* Start Data segment *

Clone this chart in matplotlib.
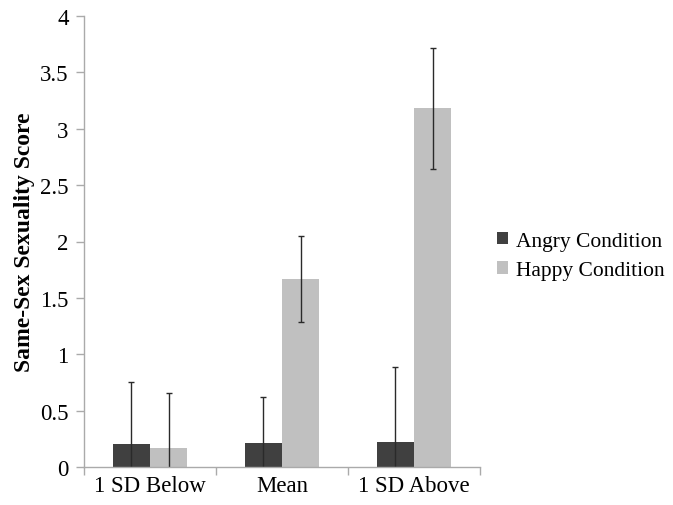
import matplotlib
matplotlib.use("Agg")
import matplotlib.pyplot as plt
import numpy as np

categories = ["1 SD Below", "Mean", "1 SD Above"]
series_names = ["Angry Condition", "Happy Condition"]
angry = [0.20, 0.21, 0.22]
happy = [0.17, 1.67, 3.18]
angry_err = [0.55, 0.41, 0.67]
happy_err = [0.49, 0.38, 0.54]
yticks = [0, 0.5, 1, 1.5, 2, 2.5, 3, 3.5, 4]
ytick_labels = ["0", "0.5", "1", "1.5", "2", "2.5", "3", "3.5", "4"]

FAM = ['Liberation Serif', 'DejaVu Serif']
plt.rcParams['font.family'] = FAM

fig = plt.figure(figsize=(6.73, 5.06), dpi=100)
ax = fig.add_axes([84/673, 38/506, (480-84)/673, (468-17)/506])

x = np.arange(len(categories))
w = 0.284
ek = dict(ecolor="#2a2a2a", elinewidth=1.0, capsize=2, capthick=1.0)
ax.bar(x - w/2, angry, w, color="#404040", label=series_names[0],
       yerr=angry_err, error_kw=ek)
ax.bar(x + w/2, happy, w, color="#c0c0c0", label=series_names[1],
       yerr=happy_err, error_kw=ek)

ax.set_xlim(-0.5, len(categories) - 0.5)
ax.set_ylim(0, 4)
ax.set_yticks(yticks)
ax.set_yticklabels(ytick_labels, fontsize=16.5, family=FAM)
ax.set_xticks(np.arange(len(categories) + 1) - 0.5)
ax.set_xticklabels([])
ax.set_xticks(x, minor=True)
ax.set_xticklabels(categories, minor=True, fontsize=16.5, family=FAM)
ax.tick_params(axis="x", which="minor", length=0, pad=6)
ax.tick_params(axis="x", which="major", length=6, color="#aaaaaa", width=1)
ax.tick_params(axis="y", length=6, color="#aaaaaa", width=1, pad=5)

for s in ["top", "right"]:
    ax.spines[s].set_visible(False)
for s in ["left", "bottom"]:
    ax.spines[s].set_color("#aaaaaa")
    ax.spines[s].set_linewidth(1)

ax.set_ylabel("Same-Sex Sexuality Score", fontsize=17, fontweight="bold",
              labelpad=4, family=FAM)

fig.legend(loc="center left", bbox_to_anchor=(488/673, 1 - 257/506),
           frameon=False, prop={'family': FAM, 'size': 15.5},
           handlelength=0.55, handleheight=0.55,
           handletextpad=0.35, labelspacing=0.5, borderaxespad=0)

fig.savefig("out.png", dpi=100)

* End Data segment *

Description of the task. Begin at the first line of the material and copy each line exactly through the one containing "yerr=happy_err, error_kw=ek)". Omit pictures.

Exercise answer.
Clone this chart in matplotlib.
import matplotlib
matplotlib.use("Agg")
import matplotlib.pyplot as plt
import numpy as np

categories = ["1 SD Below", "Mean", "1 SD Above"]
series_names = ["Angry Condition", "Happy Condition"]
angry = [0.20, 0.21, 0.22]
happy = [0.17, 1.67, 3.18]
angry_err = [0.55, 0.41, 0.67]
happy_err = [0.49, 0.38, 0.54]
yticks = [0, 0.5, 1, 1.5, 2, 2.5, 3, 3.5, 4]
ytick_labels = ["0", "0.5", "1", "1.5", "2", "2.5", "3", "3.5", "4"]

FAM = ['Liberation Serif', 'DejaVu Serif']
plt.rcParams['font.family'] = FAM

fig = plt.figure(figsize=(6.73, 5.06), dpi=100)
ax = fig.add_axes([84/673, 38/506, (480-84)/673, (468-17)/506])

x = np.arange(len(categories))
w = 0.284
ek = dict(ecolor="#2a2a2a", elinewidth=1.0, capsize=2, capthick=1.0)
ax.bar(x - w/2, angry, w, color="#404040", label=series_names[0],
       yerr=angry_err, error_kw=ek)
ax.bar(x + w/2, happy, w, color="#c0c0c0", label=series_names[1],
       yerr=happy_err, error_kw=ek)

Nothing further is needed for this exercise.